╭──

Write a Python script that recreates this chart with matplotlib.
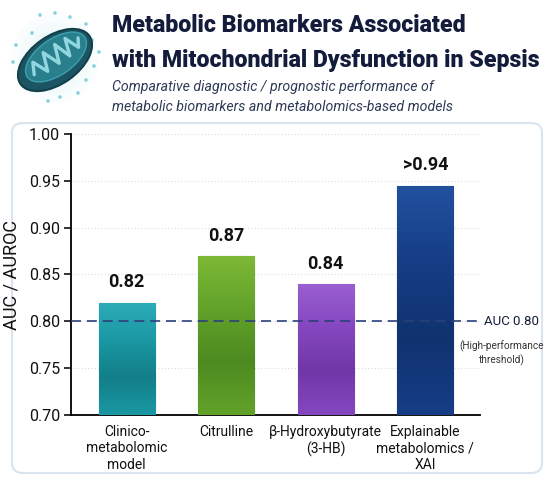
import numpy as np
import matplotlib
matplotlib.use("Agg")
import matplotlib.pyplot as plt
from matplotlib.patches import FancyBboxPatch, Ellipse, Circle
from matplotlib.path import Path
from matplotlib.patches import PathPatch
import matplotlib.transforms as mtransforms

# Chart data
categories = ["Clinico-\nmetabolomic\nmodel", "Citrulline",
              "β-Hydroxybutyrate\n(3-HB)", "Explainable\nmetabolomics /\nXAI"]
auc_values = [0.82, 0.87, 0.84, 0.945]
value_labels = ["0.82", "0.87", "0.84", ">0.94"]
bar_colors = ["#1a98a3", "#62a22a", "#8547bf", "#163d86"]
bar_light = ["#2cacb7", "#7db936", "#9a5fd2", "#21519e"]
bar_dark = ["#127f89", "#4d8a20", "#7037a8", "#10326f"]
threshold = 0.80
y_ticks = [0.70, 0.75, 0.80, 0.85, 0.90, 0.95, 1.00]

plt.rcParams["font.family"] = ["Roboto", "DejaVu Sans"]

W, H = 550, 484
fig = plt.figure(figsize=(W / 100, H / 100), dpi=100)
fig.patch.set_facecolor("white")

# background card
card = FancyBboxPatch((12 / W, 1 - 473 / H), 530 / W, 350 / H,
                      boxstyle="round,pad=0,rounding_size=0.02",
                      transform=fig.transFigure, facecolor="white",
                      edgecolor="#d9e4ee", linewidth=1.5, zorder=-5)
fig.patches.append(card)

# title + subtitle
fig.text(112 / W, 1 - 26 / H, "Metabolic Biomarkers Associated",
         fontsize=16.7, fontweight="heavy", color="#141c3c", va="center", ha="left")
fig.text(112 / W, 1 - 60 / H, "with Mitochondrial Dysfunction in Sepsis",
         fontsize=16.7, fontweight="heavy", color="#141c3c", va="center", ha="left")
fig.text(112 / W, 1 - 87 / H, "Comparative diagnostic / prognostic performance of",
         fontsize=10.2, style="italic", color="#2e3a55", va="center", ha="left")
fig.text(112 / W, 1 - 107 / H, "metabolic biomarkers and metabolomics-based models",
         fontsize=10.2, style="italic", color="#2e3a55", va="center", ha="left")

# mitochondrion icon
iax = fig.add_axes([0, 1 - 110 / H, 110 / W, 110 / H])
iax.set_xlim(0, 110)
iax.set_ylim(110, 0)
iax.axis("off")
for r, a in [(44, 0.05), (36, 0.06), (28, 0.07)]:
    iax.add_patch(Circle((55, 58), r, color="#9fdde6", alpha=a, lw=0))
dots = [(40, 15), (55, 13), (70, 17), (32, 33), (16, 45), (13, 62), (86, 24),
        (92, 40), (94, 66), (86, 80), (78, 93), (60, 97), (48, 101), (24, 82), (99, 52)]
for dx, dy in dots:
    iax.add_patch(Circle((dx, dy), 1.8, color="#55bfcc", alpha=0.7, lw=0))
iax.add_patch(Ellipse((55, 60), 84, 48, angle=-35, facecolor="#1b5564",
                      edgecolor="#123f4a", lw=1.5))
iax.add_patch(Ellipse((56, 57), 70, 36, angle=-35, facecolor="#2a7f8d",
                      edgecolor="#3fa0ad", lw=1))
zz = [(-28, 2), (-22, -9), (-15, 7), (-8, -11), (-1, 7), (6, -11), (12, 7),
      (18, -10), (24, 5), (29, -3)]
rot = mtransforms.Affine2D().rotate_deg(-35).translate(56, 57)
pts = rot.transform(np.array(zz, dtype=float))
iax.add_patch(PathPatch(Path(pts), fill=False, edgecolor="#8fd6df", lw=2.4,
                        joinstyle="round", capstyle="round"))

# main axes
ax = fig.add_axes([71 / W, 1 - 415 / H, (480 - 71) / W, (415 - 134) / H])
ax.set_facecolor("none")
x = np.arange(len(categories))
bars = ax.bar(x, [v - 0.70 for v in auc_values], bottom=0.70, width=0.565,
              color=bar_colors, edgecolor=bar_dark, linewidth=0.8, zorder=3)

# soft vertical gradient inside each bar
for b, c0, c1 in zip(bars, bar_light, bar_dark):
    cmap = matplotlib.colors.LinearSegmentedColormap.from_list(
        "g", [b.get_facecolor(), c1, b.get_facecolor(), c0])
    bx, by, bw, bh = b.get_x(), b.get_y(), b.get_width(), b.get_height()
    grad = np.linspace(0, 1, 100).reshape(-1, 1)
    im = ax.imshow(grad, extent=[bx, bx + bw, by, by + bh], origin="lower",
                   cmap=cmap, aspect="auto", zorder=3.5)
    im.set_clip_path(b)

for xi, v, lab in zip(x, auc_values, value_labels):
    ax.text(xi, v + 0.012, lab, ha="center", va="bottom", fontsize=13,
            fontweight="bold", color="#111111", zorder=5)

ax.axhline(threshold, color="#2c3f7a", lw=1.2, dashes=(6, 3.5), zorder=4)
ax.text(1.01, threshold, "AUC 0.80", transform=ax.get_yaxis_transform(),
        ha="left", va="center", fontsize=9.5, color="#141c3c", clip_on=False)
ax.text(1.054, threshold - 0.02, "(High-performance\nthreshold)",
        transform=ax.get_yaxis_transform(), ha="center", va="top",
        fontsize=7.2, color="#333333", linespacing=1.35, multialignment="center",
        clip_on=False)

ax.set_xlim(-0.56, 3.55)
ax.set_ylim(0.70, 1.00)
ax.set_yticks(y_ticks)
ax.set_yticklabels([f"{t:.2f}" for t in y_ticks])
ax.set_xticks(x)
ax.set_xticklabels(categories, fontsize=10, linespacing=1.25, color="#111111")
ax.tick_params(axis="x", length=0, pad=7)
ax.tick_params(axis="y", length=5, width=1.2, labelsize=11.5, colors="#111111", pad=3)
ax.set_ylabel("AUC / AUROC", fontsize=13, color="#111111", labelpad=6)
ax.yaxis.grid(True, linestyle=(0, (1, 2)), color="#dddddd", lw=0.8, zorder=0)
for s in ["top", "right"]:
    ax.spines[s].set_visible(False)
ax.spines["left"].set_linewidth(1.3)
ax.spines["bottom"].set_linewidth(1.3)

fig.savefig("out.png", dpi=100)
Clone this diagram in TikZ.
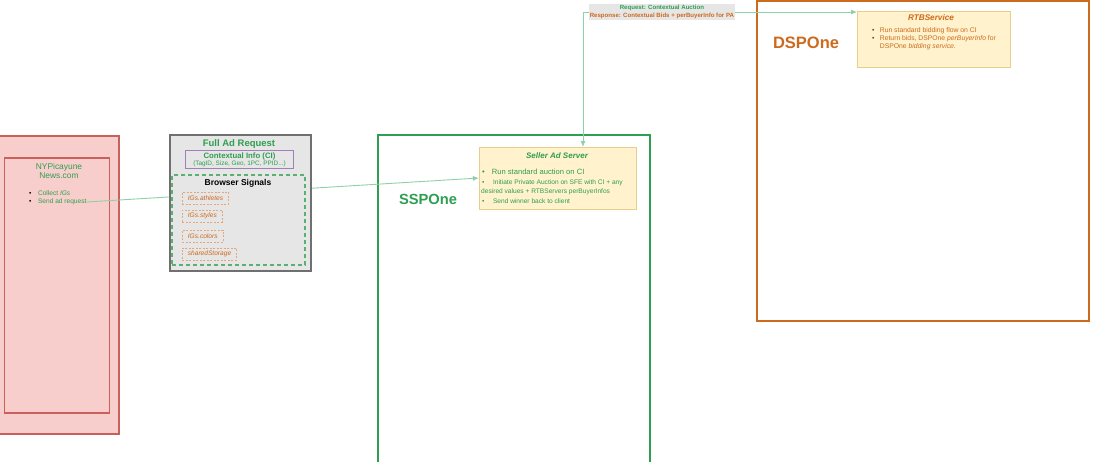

╰──

*Problem to work on*. Repeat only what runs from the first line of the records above to the line with "import matplotlib.transforms as mtransforms", both included, word for word, minus the pictures.

*Task solution*.
Write a Python script that recreates this chart with matplotlib.
import numpy as np
import matplotlib
matplotlib.use("Agg")
import matplotlib.pyplot as plt
from matplotlib.patches import FancyBboxPatch, Ellipse, Circle
from matplotlib.path import Path
from matplotlib.patches import PathPatch
import matplotlib.transforms as mtransforms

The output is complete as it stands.